The report, with a separate section on Tibet, finds that the PRC continued to restrict and sought to control the religious practices of Tibetans, asserting control over the process of selection and recognition of Tibetan Buddhist reincarnated teachers, including the Dalai Lama. In this connection, China’s National Religious Affairs Administration revised its Measures on the Management of Tibetan Buddhist Temples to increase requirements on monasteries and nunneries to adhere to Chinese Communist Party political doctrine and placing new bureaucratic demands on monastic leadership, the report notes.

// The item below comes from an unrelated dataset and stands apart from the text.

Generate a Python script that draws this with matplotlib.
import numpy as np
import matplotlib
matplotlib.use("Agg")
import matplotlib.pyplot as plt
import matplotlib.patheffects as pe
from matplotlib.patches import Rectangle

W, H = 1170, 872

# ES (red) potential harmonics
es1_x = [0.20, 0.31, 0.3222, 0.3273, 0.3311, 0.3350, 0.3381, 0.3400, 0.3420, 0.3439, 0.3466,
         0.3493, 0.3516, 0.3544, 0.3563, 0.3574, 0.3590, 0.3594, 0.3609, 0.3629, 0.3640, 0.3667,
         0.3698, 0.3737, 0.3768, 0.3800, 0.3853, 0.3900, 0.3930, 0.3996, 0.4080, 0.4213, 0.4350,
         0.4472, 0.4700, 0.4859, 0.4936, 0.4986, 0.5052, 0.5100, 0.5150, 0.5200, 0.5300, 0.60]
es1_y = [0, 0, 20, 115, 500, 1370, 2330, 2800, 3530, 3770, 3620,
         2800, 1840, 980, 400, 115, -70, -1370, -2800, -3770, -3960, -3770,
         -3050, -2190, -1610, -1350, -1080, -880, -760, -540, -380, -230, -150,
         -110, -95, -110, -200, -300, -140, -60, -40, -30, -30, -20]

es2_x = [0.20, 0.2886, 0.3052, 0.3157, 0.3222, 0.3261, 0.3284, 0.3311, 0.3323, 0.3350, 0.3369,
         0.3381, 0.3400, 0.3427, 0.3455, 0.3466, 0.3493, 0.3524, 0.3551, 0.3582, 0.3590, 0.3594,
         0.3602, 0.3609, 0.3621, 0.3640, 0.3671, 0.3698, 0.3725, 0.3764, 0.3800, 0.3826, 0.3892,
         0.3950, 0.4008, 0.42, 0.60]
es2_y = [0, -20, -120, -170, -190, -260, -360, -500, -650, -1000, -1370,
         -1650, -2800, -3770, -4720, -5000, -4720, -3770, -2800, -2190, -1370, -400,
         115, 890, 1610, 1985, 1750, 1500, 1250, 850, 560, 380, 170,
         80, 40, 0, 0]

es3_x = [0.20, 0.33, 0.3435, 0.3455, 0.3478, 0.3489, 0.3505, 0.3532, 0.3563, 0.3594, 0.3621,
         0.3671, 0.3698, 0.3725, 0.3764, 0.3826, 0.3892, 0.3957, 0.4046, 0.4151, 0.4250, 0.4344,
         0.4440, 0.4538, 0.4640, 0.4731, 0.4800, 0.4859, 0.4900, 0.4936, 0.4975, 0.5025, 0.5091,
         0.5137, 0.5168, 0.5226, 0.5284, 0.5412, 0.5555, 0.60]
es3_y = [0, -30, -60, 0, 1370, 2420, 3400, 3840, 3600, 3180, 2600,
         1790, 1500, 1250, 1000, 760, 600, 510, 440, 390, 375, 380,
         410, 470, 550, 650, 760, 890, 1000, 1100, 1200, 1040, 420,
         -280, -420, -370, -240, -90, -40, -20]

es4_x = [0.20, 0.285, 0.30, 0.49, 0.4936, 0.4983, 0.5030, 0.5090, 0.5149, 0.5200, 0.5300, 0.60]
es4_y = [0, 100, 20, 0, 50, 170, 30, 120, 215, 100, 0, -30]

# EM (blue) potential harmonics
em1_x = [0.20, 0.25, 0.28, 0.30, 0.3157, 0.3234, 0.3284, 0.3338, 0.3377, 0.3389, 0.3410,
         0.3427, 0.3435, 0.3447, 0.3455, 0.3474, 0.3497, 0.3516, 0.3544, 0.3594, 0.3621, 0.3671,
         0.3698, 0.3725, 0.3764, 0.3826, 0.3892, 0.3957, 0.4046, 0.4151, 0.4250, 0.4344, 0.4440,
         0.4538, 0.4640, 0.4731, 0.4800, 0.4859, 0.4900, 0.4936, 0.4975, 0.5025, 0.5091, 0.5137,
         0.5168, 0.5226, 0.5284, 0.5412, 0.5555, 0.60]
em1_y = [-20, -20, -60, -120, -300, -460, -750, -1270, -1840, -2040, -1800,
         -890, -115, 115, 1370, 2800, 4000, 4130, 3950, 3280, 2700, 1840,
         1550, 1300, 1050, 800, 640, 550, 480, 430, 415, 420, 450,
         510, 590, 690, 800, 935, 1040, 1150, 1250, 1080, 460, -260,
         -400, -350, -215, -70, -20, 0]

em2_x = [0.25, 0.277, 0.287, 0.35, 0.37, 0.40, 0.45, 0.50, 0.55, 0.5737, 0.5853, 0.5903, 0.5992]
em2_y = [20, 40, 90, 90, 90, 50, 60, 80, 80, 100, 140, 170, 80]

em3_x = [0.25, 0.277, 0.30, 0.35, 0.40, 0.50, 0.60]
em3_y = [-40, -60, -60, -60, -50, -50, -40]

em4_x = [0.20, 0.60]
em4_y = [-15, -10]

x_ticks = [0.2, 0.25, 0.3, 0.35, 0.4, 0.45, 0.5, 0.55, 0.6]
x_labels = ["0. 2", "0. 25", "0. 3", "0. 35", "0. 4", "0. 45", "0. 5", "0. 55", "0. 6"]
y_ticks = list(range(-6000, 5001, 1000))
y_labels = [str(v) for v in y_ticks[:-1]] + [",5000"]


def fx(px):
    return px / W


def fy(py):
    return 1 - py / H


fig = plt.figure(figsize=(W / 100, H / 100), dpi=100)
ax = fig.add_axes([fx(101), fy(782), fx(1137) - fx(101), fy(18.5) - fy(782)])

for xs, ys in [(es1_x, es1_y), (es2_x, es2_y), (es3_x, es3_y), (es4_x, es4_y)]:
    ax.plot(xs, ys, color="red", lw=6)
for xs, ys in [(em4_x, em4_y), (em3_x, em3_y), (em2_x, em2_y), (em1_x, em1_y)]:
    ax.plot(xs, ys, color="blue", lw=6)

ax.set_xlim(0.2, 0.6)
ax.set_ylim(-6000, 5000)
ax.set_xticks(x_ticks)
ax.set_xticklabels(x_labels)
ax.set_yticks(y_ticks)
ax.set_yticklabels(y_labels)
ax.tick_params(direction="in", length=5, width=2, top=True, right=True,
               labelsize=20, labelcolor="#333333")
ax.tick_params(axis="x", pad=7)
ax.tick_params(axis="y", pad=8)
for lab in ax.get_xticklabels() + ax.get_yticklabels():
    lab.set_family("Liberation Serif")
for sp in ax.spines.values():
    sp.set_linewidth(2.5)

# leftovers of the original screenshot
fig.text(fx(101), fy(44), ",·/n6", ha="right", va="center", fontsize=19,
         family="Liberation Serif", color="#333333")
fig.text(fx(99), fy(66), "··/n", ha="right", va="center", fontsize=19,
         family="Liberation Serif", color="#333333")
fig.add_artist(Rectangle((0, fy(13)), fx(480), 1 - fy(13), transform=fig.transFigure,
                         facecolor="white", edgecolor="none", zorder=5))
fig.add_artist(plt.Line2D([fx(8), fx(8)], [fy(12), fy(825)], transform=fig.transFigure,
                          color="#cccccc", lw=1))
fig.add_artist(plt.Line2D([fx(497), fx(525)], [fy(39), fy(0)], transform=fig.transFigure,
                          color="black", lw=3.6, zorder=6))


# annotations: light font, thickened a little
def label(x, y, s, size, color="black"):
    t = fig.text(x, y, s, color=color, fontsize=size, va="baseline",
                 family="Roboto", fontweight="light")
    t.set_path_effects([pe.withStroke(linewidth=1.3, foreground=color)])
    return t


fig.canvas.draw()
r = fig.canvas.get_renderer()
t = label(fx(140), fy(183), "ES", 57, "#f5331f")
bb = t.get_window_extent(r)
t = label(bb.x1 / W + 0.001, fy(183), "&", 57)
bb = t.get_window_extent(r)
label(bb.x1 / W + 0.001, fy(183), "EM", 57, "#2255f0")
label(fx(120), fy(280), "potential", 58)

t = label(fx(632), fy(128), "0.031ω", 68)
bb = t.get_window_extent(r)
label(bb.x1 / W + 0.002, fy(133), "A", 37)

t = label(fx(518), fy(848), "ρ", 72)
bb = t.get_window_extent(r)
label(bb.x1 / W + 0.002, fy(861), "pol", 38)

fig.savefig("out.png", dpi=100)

The report also finds that the PRC authorities continued a program of mass expulsions and demolitions, begun in 2016, at Larung Gar Buddhist Academy, a major Tibetan Buddhist educational and training center. In November and Dec 2024, with several hundred officials being stationed at the complex as authorities pressured monastic residents to leave, ultimately expelling around 1,000 monks and nuns.

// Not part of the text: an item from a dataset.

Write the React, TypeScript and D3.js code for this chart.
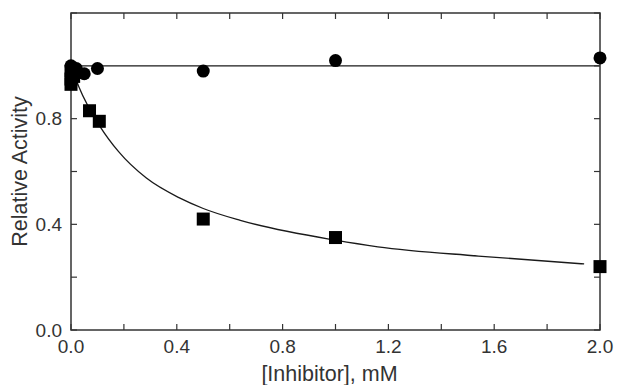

On the freedom of religious education, the report finds that PRC officials took steps to further restrict the space for independent Tibetan education, ordering the temporary closure of at least one major non-state Tibetan school and forcing hundreds of young Tibetan novice monks to leave monastery-affiliated schools and instead enroll at state-run residential schools.

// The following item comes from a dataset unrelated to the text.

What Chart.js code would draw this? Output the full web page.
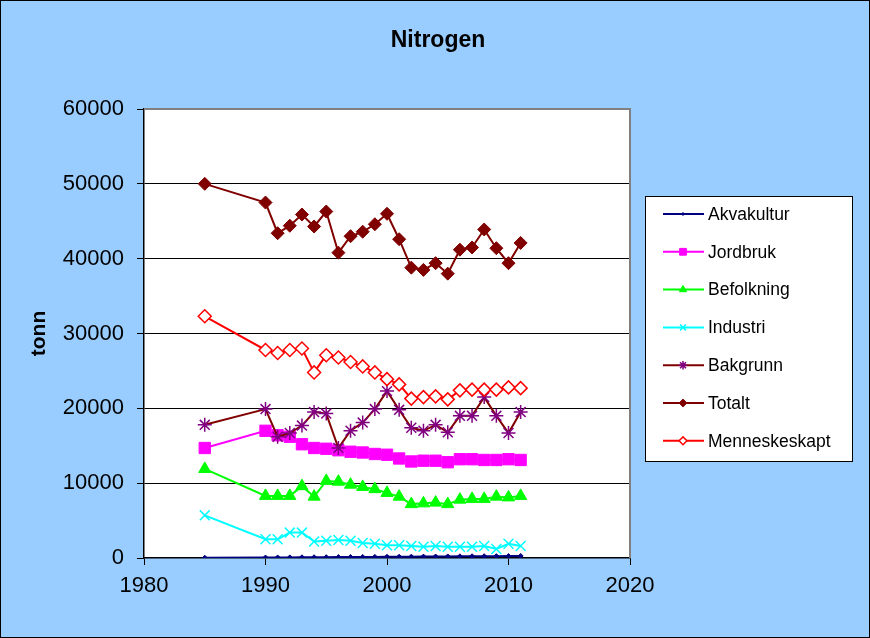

The report accuses China of being in contravention of international human rights standards in punishing residents of Tibetan areas in the exercise of their protected rights, including expression of religious belief, protest against or criticism of Party or government policy, and free speech and assembly. It cited notable cases in this regard this past year of, among others, Jampa Choephel, a monk sentenced to one year and six months in prison for sharing a speech by the Dalai Lama on social media; Sherab (or Jamyang Legshe) and Gonpo Tsering, senior monks sentenced to four and three years, respectively, for protesting against construction of a hydroelectric dam; and Gonpo Namgyal, a language rights advocate who died due to torture in custody.

Another significant case it cites includes that of Hungkar Dorje Rinpoche, abbot of Lungngon Monastery in Gade (Gande) county, Golog (Guoluo) Tibetan Autonomous Prefecture, Qinghai, who disappeared in Aug 2024 following conflict with Chinese authorities over his public advocacy for linguistic rights for Tibetans and his refusal to comply with official religious and educational directives. He went into hiding in Vietnam, was detained there on Mar 25, 2025, by PRC and Vietnamese on authorities, was transferred to PRC custody three days later, and died the same day in Ho Chi Minh City. Amid demands for an independent investigation into the cause and nature of his death, China banned public discussion or commemorations of the death, and detained an unknown number of individuals in connection with online sharing information about the death, the report said.

The report’s executive summary notes: “The 2025 Annual Report traces broken promises across both international obligations and China’s own stated guarantees—the fifty years of rights and unchanged ‘way of life’ promised in Hong Kong, and ‘autonomy’ to Uyghurs and Tibetans that has yielded mass detentions and omnipresent surveillance; ‘constitutional’ protection for belief and speech overshadowed by tighter controls on worship and expression; declarations of labor rights contradicted by persistent forced labor and unfair trade practices; and pledges to play by global rules narrowed or reinterpreted in practice. What is promised on paper does not match what is practiced in reality.”

The 2025 report covers the Commission’s activities from Nov 2024 to Oct 2025. The Commission is chaired by Senator Dan Sullivan and Co-Chaired by Representative Chris Smith.